In : new_time = time + timedelta(days=2)
In : str(new_time)
Out: '2018-03-27 00:00:00+01:00'
In : str(paris.normalize(new_time))
Out: '2018-03-27 01:00:00+02:00'

Since Python 3.6, it’s recommended to use dateutil.tz instead of pytz. It's fully compatible with tzinfo, can be passed as an attribute, doesn't require normalize, though works a bit slower.

If you are interested why pytz doesn't support datetime API, or you wish to see more examples, consider reading the decent article on the topic.

StopIteration magic

Every call to next(x) returns the new value from the x iterator unless an exception is raised. If this is StopIteration, it means the iterator is exhausted and can supply no more values. If a generator is iterated, it automatically raises StopIteration upon the end of the body:

>>> def one_two():
... yield 1
... yield 2
...
>>> i = one_two()
>>> next(i)
1
>>> next(i)
2
>>> next(i)
Traceback (most recent call last):
File "<stdin>", line 1, in <module>
StopIteration

StopIteration is automatically handled by tools that calls next for you:

>>> list(one_two())
[1, 2]

The problem is, any unexpected StopIteration that is raised within a generator causes it to stop silently instead of actually raising an exception:

def one_two():
yield 1
yield 2
def one_two_repeat(n):
for _ in range(n):
i = one_two()
yield next(i)
yield next(i)
yield next(i)
print(list(one_two_repeat(3)))

The last yield here is a mistake: StopIteration is raised and makes list(...) to stop the iteration. The result is [1, 2], surprisingly.

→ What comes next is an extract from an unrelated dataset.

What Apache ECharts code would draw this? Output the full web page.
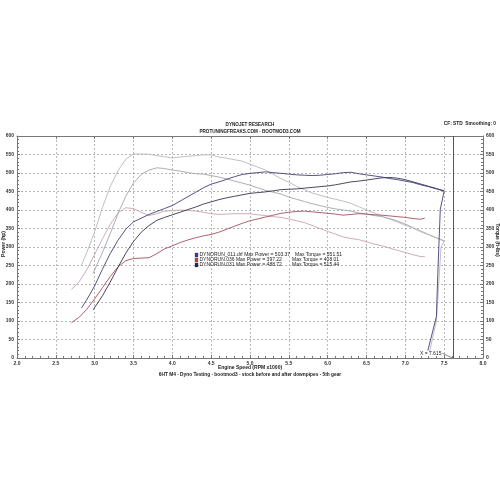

However, that was changed in Python 3.7. Such foreign StopIteration is now replaced with RuntimeError:

Traceback (most recent call last):
File "test.py", line 10, in one_two_repeat
yield next(i)
StopIteration
The above exception was the direct cause of the following exception:
Traceback (most recent call last):
File "test.py", line 12, in <module>
print(list(one_two_repeat(3)))
RuntimeError: generator raised StopIteration

You can enable the same behavior since Python 3.5 by from __future__ import generator_stop.